In the past, asking a computer to draw this was like asking a talented artist who only speaks English to suddenly paint a masterpiece in Chinese, Arabic, or Korean, while also trying to make the letters look like they are made of gold or fire. The computer would often get confused: the letters would look like gibberish, the shapes would melt, or the style wouldn't match the words.

LogoDiffuser is a new "magic trick" that solves this problem without needing to teach the computer anything new. Here is how it works, using simple analogies:

1. The Problem: The "Blurry Blueprint"

Current AI image generators are great at painting pictures based on words (like "a cat on a mat"). But when you ask them to write specific words (like "Logo"), they often treat the letters like just another part of the picture. They might draw a "B" that looks like a "P," or they might make the letters look like they are melting into the background. This gets even harder with complex languages like Chinese or Korean, where the "strokes" (the lines that make up the letter) are very detailed.

2. The Solution: Giving the AI a "Stencil"

Instead of just telling the AI what to write with words, LogoDiffuser gives the AI a picture of the letters to start with.

Think of it like this:

  • Old Way: You tell an artist, "Draw the word 'Brew'." The artist guesses what the letters look like and tries to paint them.
  • LogoDiffuser Way: You hand the artist a clear, black-and-white stencil of the word "Brew" and say, "Use this exact shape, but paint it to look like it's made of coffee beans."

By feeding the letters as an image rather than text, the AI knows exactly how the shapes should look, no matter what language they are in.

3. The Secret Sauce: Finding the "Skeleton" (Core Tokens)

The AI model (called MM-DiT) is like a massive orchestra with thousands of musicians (called "tokens"). When the AI tries to draw the logo, all these musicians play at once. Some are playing the background (the sky, the texture), and some are playing the letters.
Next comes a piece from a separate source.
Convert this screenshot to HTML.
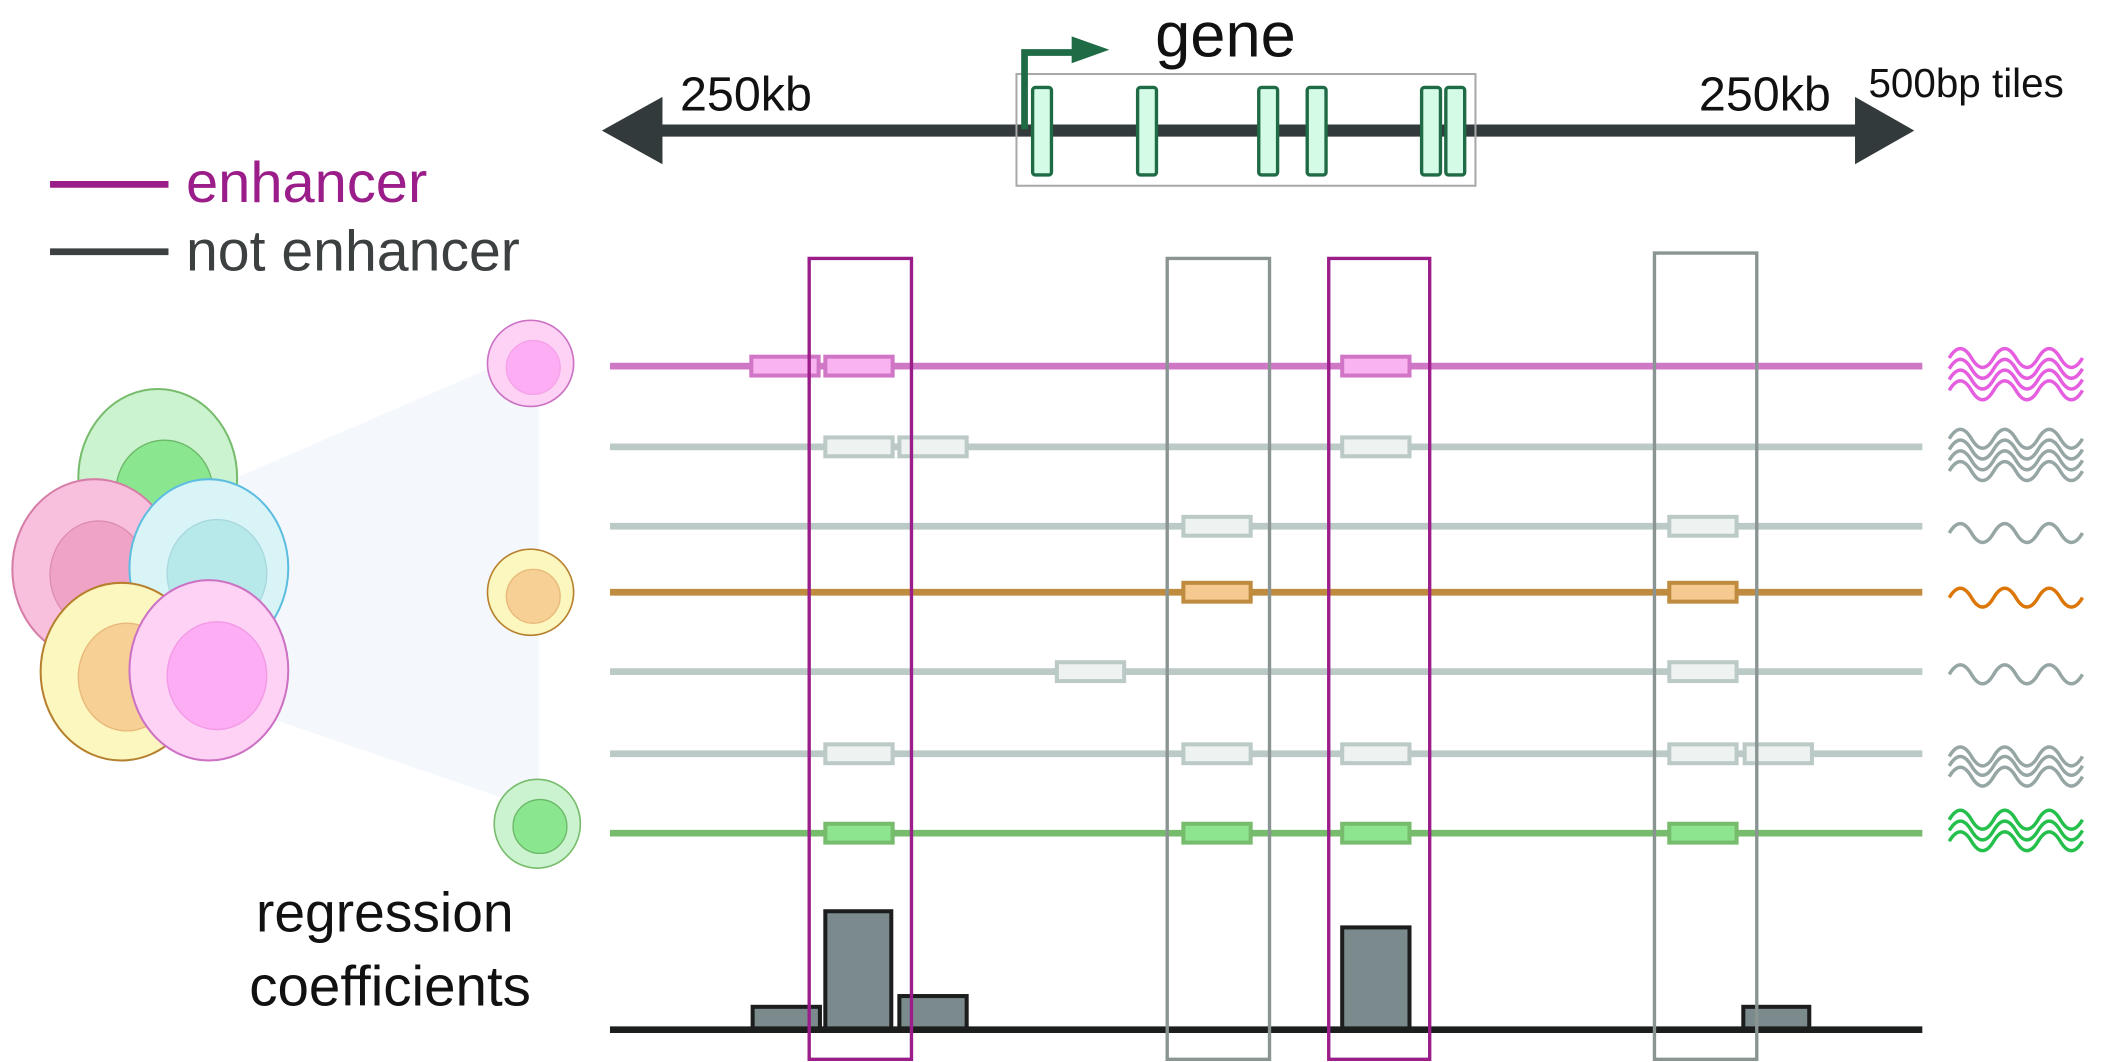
<!DOCTYPE html>
<html><head><meta charset="utf-8"><style>
html,body{margin:0;padding:0;background:#fff;}
svg{display:block}
text{font-family:"Liberation Sans",sans-serif;}
</style></head><body>
<svg width="2111" height="1062" viewBox="0 0 1568 789" xmlns="http://www.w3.org/2000/svg">
<defs>
<path id="wv" d="M0,0 q8.25,-14 16.5,0 t16.5,0 t16.5,0 t16.5,0 t16.5,0 t16.5,0" fill="none" stroke-width="2.6"/>
</defs>
<line x1="480" y1="97" x2="1390" y2="97" stroke="#333a3b" stroke-width="9"/>
<polygon points="447,97 492,72 492,122" fill="#333a3b"/>
<polygon points="1422,97 1378,72 1378,122" fill="#333a3b"/>
<rect x="755" y="55" width="341" height="83" fill="none" stroke="#a8a8a8" stroke-width="1.5"/>
<g fill="#d4fbe6" stroke="#1f6b45" stroke-width="2.5">
<rect x="767" y="65" width="14" height="65" rx="2"/>
<rect x="845" y="65" width="14" height="65" rx="2"/>
<rect x="935" y="65" width="14" height="65" rx="2"/>
<rect x="971" y="65" width="14" height="65" rx="2"/>
<rect x="1056" y="65" width="14" height="65" rx="2"/>
<rect x="1074" y="65" width="14" height="65" rx="2"/>
</g>
<path d="M761,96 V39 H800" fill="none" stroke="#1f6b45" stroke-width="5"/>
<polygon points="796,27 824,37 796,47" fill="#1f6b45"/>
<text x="858" y="42" font-size="47" fill="#111">gene</text>
<text x="505" y="82" font-size="36" fill="#111">250kb</text>
<text x="1262" y="82" font-size="36" fill="#111">250kb</text>
<text x="1388" y="72" font-size="30" fill="#111">500bp tiles</text>
<line x1="37" y1="137" x2="125" y2="137" stroke="#9b1d8a" stroke-width="5"/>
<text x="138" y="150" font-size="43" fill="#9b1d8a">enhancer</text>
<line x1="37" y1="187" x2="125" y2="187" stroke="#3c4041" stroke-width="5"/>
<text x="138" y="201" font-size="42.5" fill="#3c4041">not enhancer</text>
<polygon points="175,355 400,258 400,602 190,530" fill="#f4f8fd"/>
<ellipse cx="117" cy="355" rx="59" ry="66" fill="#ccf3cf" stroke="#77bc6c" stroke-width="1.5"/>
<ellipse cx="122" cy="365" rx="36" ry="38" fill="#8be78f" stroke="#6cb86a" stroke-width="1"/>
<ellipse cx="70" cy="423" rx="61" ry="67" fill="#f9c0de" stroke="#d57da6" stroke-width="1.5"/>
<ellipse cx="73" cy="427" rx="36" ry="40" fill="#efa3c6" stroke="#dc8db1" stroke-width="1"/>
<ellipse cx="155" cy="422" rx="59" ry="66" fill="#d9f4f6" stroke="#5dbde0" stroke-width="1.5"/>
<ellipse cx="161" cy="426" rx="37" ry="40" fill="#b8e9ea" stroke="#a7d8de" stroke-width="1"/>
<ellipse cx="90" cy="499" rx="60" ry="66" fill="#fcf6bf" stroke="#b6802f" stroke-width="1.5"/>
<ellipse cx="94" cy="503" rx="36" ry="40" fill="#f6d095" stroke="#e8b97a" stroke-width="1"/>
<ellipse cx="155" cy="498" rx="59" ry="67" fill="#fdd2f5" stroke="#cc71c3" stroke-width="1.5"/>
<ellipse cx="161" cy="502" rx="37" ry="40" fill="#fcadf3" stroke="#f39ae6" stroke-width="1"/>
<ellipse cx="394" cy="270" rx="32" ry="32" fill="#fdd2f5" stroke="#cc71c3" stroke-width="1.2"/>
<ellipse cx="396" cy="273" rx="20" ry="20" fill="#fcadf3" stroke="#f5a2e9"/>
<ellipse cx="394" cy="440" rx="32" ry="32" fill="#fcf6bf" stroke="#b6802f" stroke-width="1.2"/>
<ellipse cx="396" cy="443" rx="20" ry="20" fill="#f6d095" stroke="#e8b97a"/>
<ellipse cx="399" cy="612" rx="32" ry="33" fill="#ccf3cf" stroke="#77bc6c" stroke-width="1.2"/>
<ellipse cx="401" cy="614" rx="20" ry="20" fill="#8be78f" stroke="#6cb86a"/>
<g stroke-width="5">
<line x1="453" y1="272" x2="1428" y2="272" stroke="#cf78c6"/>
<line x1="453" y1="332" x2="1428" y2="332" stroke="#bbc9c7"/>
<line x1="453" y1="391" x2="1428" y2="391" stroke="#bbc9c7"/>
<line x1="453" y1="440" x2="1428" y2="440" stroke="#bf8b3f"/>
<line x1="453" y1="499" x2="1428" y2="499" stroke="#bbc9c7"/>
<line x1="453" y1="560" x2="1428" y2="560" stroke="#bbc9c7"/>
<line x1="453" y1="619" x2="1428" y2="619" stroke="#77bb6d"/>
</g>
<g stroke-width="3">
<g fill="#f9b3f0" stroke="#d176c6">
<rect x="558" y="265" width="50" height="14"/><rect x="613" y="265" width="50" height="14"/><rect x="997" y="265" width="50" height="14"/>
</g>
<g fill="#eef2f1" stroke="#bbc9c7">
<rect x="613" y="325" width="50" height="14"/><rect x="668" y="325" width="50" height="14"/><rect x="997" y="325" width="50" height="14"/>
<rect x="879" y="384" width="50" height="14"/><rect x="1240" y="384" width="50" height="14"/>
<rect x="785" y="492" width="50" height="14"/><rect x="1240" y="492" width="50" height="14"/>
<rect x="613" y="553" width="50" height="14"/><rect x="879" y="553" width="50" height="14"/><rect x="997" y="553" width="50" height="14"/><rect x="1240" y="553" width="50" height="14"/><rect x="1296" y="553" width="50" height="14"/>
</g>
<g fill="#f6c990" stroke="#bf8b3f">
<rect x="879" y="433" width="50" height="14"/><rect x="1240" y="433" width="50" height="14"/>
</g>
<g fill="#8ee58f" stroke="#77bb6d">
<rect x="613" y="612" width="50" height="14"/><rect x="879" y="612" width="50" height="14"/><rect x="997" y="612" width="50" height="14"/><rect x="1240" y="612" width="50" height="14"/>
</g>
</g>
<g stroke="#e55ee0"><use href="#wv" x="1448" y="266"/><use href="#wv" x="1448" y="274"/><use href="#wv" x="1448" y="282"/><use href="#wv" x="1448" y="290"/></g>
<g stroke="#96a6a4"><use href="#wv" x="1448" y="326"/><use href="#wv" x="1448" y="334"/><use href="#wv" x="1448" y="342"/><use href="#wv" x="1448" y="350"/></g>
<g stroke="#96a6a4"><use href="#wv" x="1448" y="396"/><use href="#wv" x="1448" y="501"/>
<use href="#wv" x="1448" y="562"/><use href="#wv" x="1448" y="569"/><use href="#wv" x="1448" y="577"/></g>
<use href="#wv" x="1448" y="444" stroke="#db7607"/>
<g stroke="#25c04c"><use href="#wv" x="1448" y="609"/><use href="#wv" x="1448" y="617"/><use href="#wv" x="1448" y="625"/></g>
<g fill="#7b8a8c" stroke="#1c1d1d" stroke-width="3">
<rect x="559" y="748" width="50" height="17"/>
<rect x="613" y="677" width="49" height="88"/>
<rect x="668" y="740" width="50" height="25"/>
<rect x="997" y="689" width="50" height="76"/>
<rect x="1295" y="748" width="49" height="17"/>
</g>
<line x1="453" y1="765" x2="1428" y2="765" stroke="#1c1d1d" stroke-width="5"/>
<text x="190" y="692" font-size="41" fill="#111">regression</text>
<text x="185" y="747" font-size="42" fill="#111">coefficients</text>
<g fill="none" stroke-width="2.5">
<rect x="601" y="192" width="76" height="595" stroke="#9b1d8a"/>
<rect x="867" y="192" width="76" height="595" stroke="#8a9493"/>
<rect x="987" y="192" width="75" height="595" stroke="#9b1d8a"/>
<rect x="1229" y="188" width="76" height="599" stroke="#8a9493"/>
</g>
</svg>
</body></html>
The researchers discovered that only a tiny group of musicians—the "Core Tokens"—are actually responsible for drawing the sharp lines and edges of the letters. The rest are just playing background noise.

  • The Analogy: Imagine a choir singing a song. Most people are humming the background music, but a few specific singers are holding the melody. If you want to keep the melody perfect but change the style of the song (from jazz to opera), you need to listen only to those melody singers and ignore the background hum.
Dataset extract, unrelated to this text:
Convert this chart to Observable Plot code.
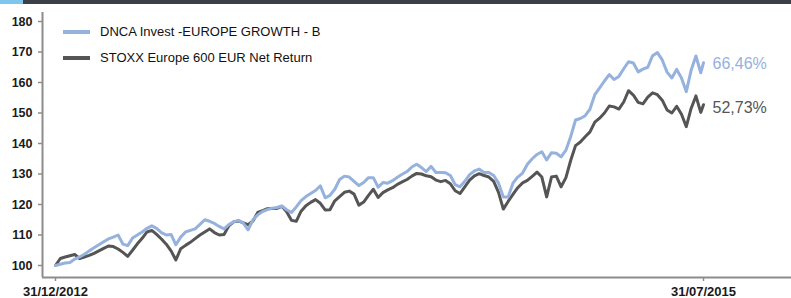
<!DOCTYPE html>
<html>
<head>
<meta charset="utf-8">
<script src="https://cdn.jsdelivr.net/npm/d3@7"></script>
<script src="https://cdn.jsdelivr.net/npm/@observablehq/plot@0.6"></script>
<style>
  body { margin: 0; background: #fff; font-family: "Liberation Sans", Arial, sans-serif; }
  #wrap { position: relative; width: 791px; height: 298px; overflow: hidden; background: #fff; }
  #band { position: relative; height: 4px; background: #3b4048; }
  #band .accent { position: absolute; left: 0; top: 0; width: 23px; height: 4px; background: #7fc6ee; }
  .sw { position: absolute; left: 63px; width: 27px; height: 4px; }
  .lt { position: absolute; left: 100px; font-size: 13px; line-height: 14px; color: #111; white-space: nowrap; }
  svg { display: block; }
</style>
</head>
<body>
<div id="wrap">
  <div id="band"><div class="accent"></div></div>
  <div id="chart"></div>
</div>
<script>
// ---- data ----
const startDate = "2012-12-31";
const endDate = "2015-07-31";
const seriesNames = ["DNCA Invest -EUROPE GROWTH - B", "STOXX Europe 600 EUR Net Return"];
const seriesColors = ["#95b1de", "#555555"];
const yTicks = [100, 110, 120, 130, 140, 150, 160, 170, 180];

// weekly values (base 100 on 31/12/2012), last value on 31/07/2015
const dncaValues = [
  100, 100.4, 100.8, 101, 102.1, 102.8, 103.7, 104.8, 105.8, 106.8,
  107.8, 108.7, 109.3, 110, 107, 106.5, 109, 110, 111, 112.2,
  113, 112.2, 110.8, 110, 110.2, 106.8, 109.3, 111, 111.5, 112,
  113.5, 115, 114.5, 113.8, 112.8, 112, 113.4, 114.3, 114.8, 113.9,
  111.7, 115, 116.6, 117.7, 118.3, 118.8, 119, 119.5, 118.3, 117.4,
  119.2, 121.3, 122.6, 123.6, 124.6, 126.1, 122.2, 123, 125, 128.2,
  129.3, 129, 127.6, 126.2, 127.2, 128.8, 128.8, 125.7, 127.2, 127,
  127.8, 128.9, 129.9, 130.8, 132.3, 133.2, 132.1, 130.8, 132.5, 130.5,
  130.5, 130.4, 129.5, 126.5, 125.8, 127.6, 129.8, 131, 131.6, 130.5,
  130.5, 129.5, 127, 122.5, 122.5, 127, 129, 130.3, 133.2, 135,
  136.4, 137.3, 134.6, 137, 136.8, 135.6, 137.8, 142.3, 147.7, 148.2,
  149.1, 151.3, 156, 158.2, 160.5, 162.6, 161, 162, 164.5, 166.8,
  166.4, 163.5, 164.4, 165, 168.8, 169.8, 167.4, 163.4, 161.5, 164.3,
  161.5, 157, 164, 168.7, 163.2, 166.46
];
const stoxxValues = [
  100, 102.3, 102.8, 103.2, 103.6, 102.3, 102.8, 103.3, 104, 104.8,
  105.6, 106.4, 106.2, 105.4, 104.3, 103, 105, 107.1, 108.9, 111,
  111.5, 110.2, 108.7, 107, 104.8, 101.8, 105.5, 106.6, 107.6, 108.8,
  110, 111, 112, 110.8, 110, 110.2, 113, 114.3, 114.6, 114,
  113.4, 114.6, 117.4, 118, 118.6, 118.7, 118.7, 119.4, 117.6, 114.8,
  114.5, 117.8, 119.6, 120.7, 121.6, 120.4, 118.2, 118.3, 121.2, 122.6,
  124, 124.4, 123.4, 119.8, 120.8, 123, 125, 122.3, 123.9, 124.8,
  125.5, 126.6, 127.4, 128.2, 129.3, 130.2, 130, 129.4, 129.1, 128,
  127.5, 127.9, 126.8, 124.5, 123.6, 125.8, 128, 129.4, 130.1, 129.5,
  129, 127.6, 124, 118.5, 121, 123.3, 125.5, 127.1, 127.9, 129.2,
  130.6, 129, 122.5, 129, 129.3, 125.8, 128.8, 134.5, 139.3, 140.5,
  142.2, 143.8, 147, 148.3, 150, 152.3, 152, 151.3, 153.6, 157.3,
  155.9, 153.5, 153, 155.2, 156.6, 156, 154.2, 151, 150, 152.2,
  149.6, 145.5, 151.5, 155.6, 150.2, 152.73
];

// ---- build table ----
const t0 = new Date(startDate + "T00:00:00Z");
const t1 = new Date(endDate + "T00:00:00Z");
const dates = dncaValues.map((_, i) => i === dncaValues.length - 1 ? t1 : d3.utcDay.offset(t0, 7 * i));
const seriesRows = [dncaValues, stoxxValues].map((vals, s) =>
  vals.map((v, i) => ({date: dates[i], value: v, series: seriesNames[s]})));
const lastRows = [dncaValues, stoxxValues].map((vals, s) => ({
  date: t1, value: vals[vals.length - 1], series: seriesNames[s],
  label: (vals[vals.length - 1] - 100).toFixed(2).replace(".", ",") + "%"
}));

// scale domains: 648 px between the two dates, axis spans 42..791
const msPerPx = (t1 - t0) / 648;
const xDomain = [new Date(+t0 - 13 * msPerPx), new Date(+t1 + 88 * msPerPx)];
const yDomain = [100 - 12 / 3.05, 100 + 253 / 3.05];

const chart = Plot.plot({
  width: 791,
  height: 294,
  marginLeft: 42,
  marginRight: 0,
  marginTop: 8,
  marginBottom: 21,
  style: {fontFamily: "'Liberation Sans', Arial, sans-serif", background: "#fff", overflow: "visible"},
  x: {type: "utc", domain: xDomain, axis: null},
  y: {domain: yDomain, axis: null},
  color: {domain: seriesNames, range: seriesColors},
  marks: [
    Plot.axisY({ticks: yTicks, label: null, tickSize: 4, tickPadding: 6, stroke: "#8c8c8c", strokeWidth: 1.5,
      fill: "#1a1a1a", fontSize: 12.5, fontWeight: "bold", tickFormat: d => String(d)}),
    Plot.axisX({ticks: [t0, t1], label: null, tickSize: 4, tickPadding: 5, stroke: "#8c8c8c", strokeWidth: 1.5,
      fill: "#1a1a1a", fontSize: 13, fontWeight: "bold", tickFormat: d3.utcFormat("%d/%m/%Y")}),
    Plot.ruleX([xDomain[0]], {stroke: "#8c8c8c", strokeWidth: 2}),
    Plot.ruleY([yDomain[0]], {stroke: "#8c8c8c", strokeWidth: 2}),
    Plot.line(seriesRows[1], {x: "date", y: "value", stroke: "series", strokeWidth: 3, strokeLinejoin: "round"}),
    Plot.line(seriesRows[0], {x: "date", y: "value", stroke: "series", strokeWidth: 3, strokeLinejoin: "round"}),
    Plot.text([lastRows[0]], {x: "date", y: "value", text: "label", fill: "series", dx: 9, dy: 1,
      textAnchor: "start", fontSize: 16}),
    Plot.text([lastRows[1]], {x: "date", y: "value", text: "label", fill: "series", dx: 9, dy: 3,
      textAnchor: "start", fontSize: 16})
  ]
});
document.getElementById("chart").appendChild(chart);

// legend (inside plot, top-left)
const wrap = document.getElementById("wrap");
const legendY = [32, 58];
seriesNames.forEach((name, i) => {
  const sw = document.createElement("div");
  sw.className = "sw";
  sw.style.top = (legendY[i] - 2) + "px";
  sw.style.background = seriesColors[i];
  wrap.appendChild(sw);
  const lt = document.createElement("div");
  lt.className = "lt";
  lt.style.top = (legendY[i] - 7) + "px";
  lt.textContent = name;
  wrap.appendChild(lt);
});
</script>
</body>
</html>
LogoDiffuser identifies these "melody singers" (the Core Tokens) and tells the AI: "Only listen to these specific parts when deciding how to draw the letters. Ignore the rest." This ensures the letters stay sharp and readable, even when you ask for crazy styles like "glowing fire" or "ancient parchment."

4. The Safety Net: The "Team Average" (Layer-wise Averaging)
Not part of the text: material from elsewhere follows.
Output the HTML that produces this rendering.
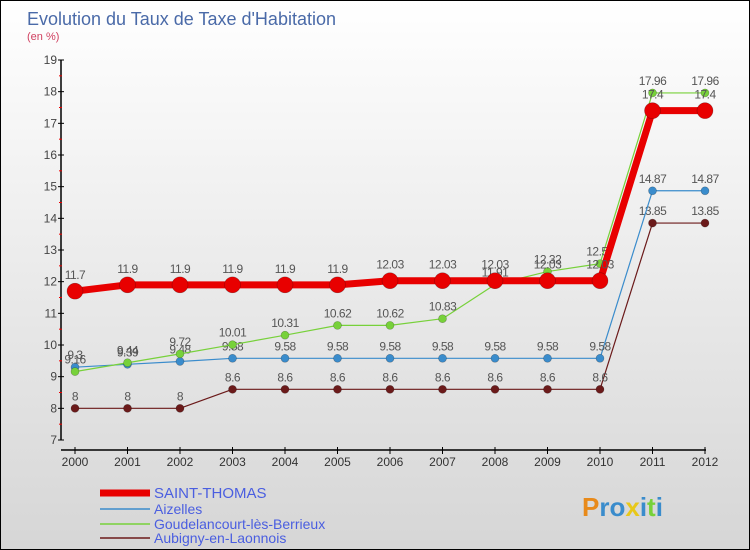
<!DOCTYPE html>
<html><head><meta charset="utf-8"><style>
body{margin:0;width:750px;height:550px;overflow:hidden;font-family:"Liberation Sans",sans-serif}
#bg{position:absolute;left:0;top:0;width:748px;height:548px;border:1px solid #000;background:linear-gradient(#fff,#d6d6d6)}
</style></head><body>
<div id="bg"></div>
<svg id="c" width="750" height="550" style="position:absolute;left:0;top:0">
<text x="27" y="25" font-size="18" fill="#4a6aa8">Evolution du Taux de Taxe d'Habitation</text>
<text x="27" y="40" font-size="11" fill="#d04060">(en %)</text>
<g id="g"></g>
</svg>
<script>
const years=[2000,2001,2002,2003,2004,2005,2006,2007,2008,2009,2010,2011,2012];
const yTicks=[7,8,9,10,11,12,13,14,15,16,17,18,19];
const stThomas=[11.7,11.9,11.9,11.9,11.9,11.9,12.03,12.03,12.03,12.03,12.03,17.4,17.4];
const aizelles=[9.3,9.39,9.48,9.58,9.58,9.58,9.58,9.58,9.58,9.58,9.58,14.87,14.87];
const goudel=[9.16,9.44,9.72,10.01,10.31,10.62,10.62,10.83,11.91,12.32,12.57,17.96,17.96];
const aubigny=[8,8,8,8.6,8.6,8.6,8.6,8.6,8.6,8.6,8.6,13.85,13.85];
const names=["SAINT-THOMAS","Aizelles","Goudelancourt-lès-Berrieux","Aubigny-en-Laonnois"];
const NS="http://www.w3.org/2000/svg",g=document.getElementById('g');
const X=i=>75+i*52.5, Y=v=>440-(v-7)*31.667;
function el(t,a,n){const e=document.createElementNS(NS,t);for(const k in a)e.setAttribute(k,a[k]);


g.appendChild(e);return e;}
el('line',{x1:61,y1:Y(19),x2:61,y2:Y(7),stroke:'#000','stroke-width':1.5},'y-axis');
el('line',{x1:61,y1:450,x2:706,y2:450,stroke:'#000','stroke-width':1.5},'x-axis');
yTicks.forEach(v=>{el('line',{x1:58,y1:Y(v),x2:64,y2:Y(v),stroke:'#000'},'y-tick');
if(v<19)el('line',{x1:59,y1:Y(v+.5),x2:62,y2:Y(v+.5),stroke:'#e00'},'y-minor-tick');
const t=el('text',{x:57,y:Y(v)+4,'font-size':12,fill:'#444','text-anchor':'end'},'y-tick-label');t.textContent=v;});
years.forEach((yr,i)=>{el('line',{x1:X(i),y1:447,x2:X(i),y2:454,stroke:'#000'},'x-tick');
const t=el('text',{x:X(i),y:466,'font-size':12,fill:'#333','text-anchor':'middle'},'x-tick-label');t.textContent=yr;});
function series(d,col,w,r,n,dy){
el('polyline',{points:d.map((v,i)=>X(i)+','+Y(v)).join(' '),fill:'none',stroke:col,'stroke-width':w,'stroke-linejoin':'round'},n+'-line');
d.forEach((v,i)=>{el('circle',{cx:X(i),cy:Y(v),r:r,fill:col,stroke:'rgba(0,0,0,0.3)','stroke-width':.6},n+'-point');
const t=el('text',{x:X(i),y:Y(v)-dy,'font-size':12,fill:'#555','text-anchor':'middle','letter-spacing':'-0.5'},n+'-value-label');t.textContent=String(v);});}
series(aubigny,'#6b1a1a',1.2,4,'aubigny',8);
series(aizelles,'#3a8ccc',1.2,4,'aizelles',8);
series(goudel,'#77d13a',1.2,4,'goudelancourt',8);
series(stThomas,'#e80000',7,8,'saint-thomas',12);
const cols=['#e80000','#3a8ccc','#77d13a','#6b1a1a'],ws=[7,1.5,1.5,1.5],ly=[493,509,524,538];
names.forEach((nm,i)=>{el('line',{x1:100,y1:ly[i],x2:150,y2:ly[i],stroke:cols[i],'stroke-width':ws[i]},'legend-swatch');
const t=el('text',{x:154,y:ly[i]+5,'font-size':i==0?15:14,fill:'#4a5ee0'},'legend-entry');t.textContent=nm;});
const p=el('text',{x:582,y:516,'font-size':26,'font-weight':'bold',fill:'#3a8ccc'},'proxiti-logo');
p.innerHTML='<tspan fill="#e88a1a">P</tspan>ro<tspan fill="#e8c81a">x</tspan>i<tspan fill="#77d13a">t</tspan>i';
</script>
</body></html>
There was one small glitch. As the AI draws the picture step-by-step (layer by layer), sometimes those "melody singers" get distracted. In the early steps, they focus on the letters, but in later steps, they might start looking at the background, causing the letters to wobble or fade.

To fix this, the researchers created a "Team Average" strategy.

  • The Analogy: Imagine a committee of 10 people trying to decide where to build a house. If you ask just one person, they might say "Build it on the hill." If you ask another, they might say "Build it in the valley." If you take the average opinion of all 10 people across the whole meeting, you get a stable, solid decision that doesn't wobble.

LogoDiffuser averages the focus of the AI across all its steps. This keeps the "skeleton" of the letters steady and consistent from the first sketch to the final polish.

The Result

Because of this method, LogoDiffuser can:

  • Generate logos in English, Chinese, Korean, Arabic, and Japanese with perfect accuracy.
  • Apply any style you can imagine (neon, watercolor, metallic, ancient scroll) without messing up the spelling.
  • Do all this without training (it doesn't need to be taught new languages; it just uses the existing AI's brain in a smarter way).

In short: LogoDiffuser is like giving a master painter a perfect stencil and a pair of glasses that only let them see the lines of the letters, ensuring the final logo is both beautiful and perfectly spelled, in any language you choose.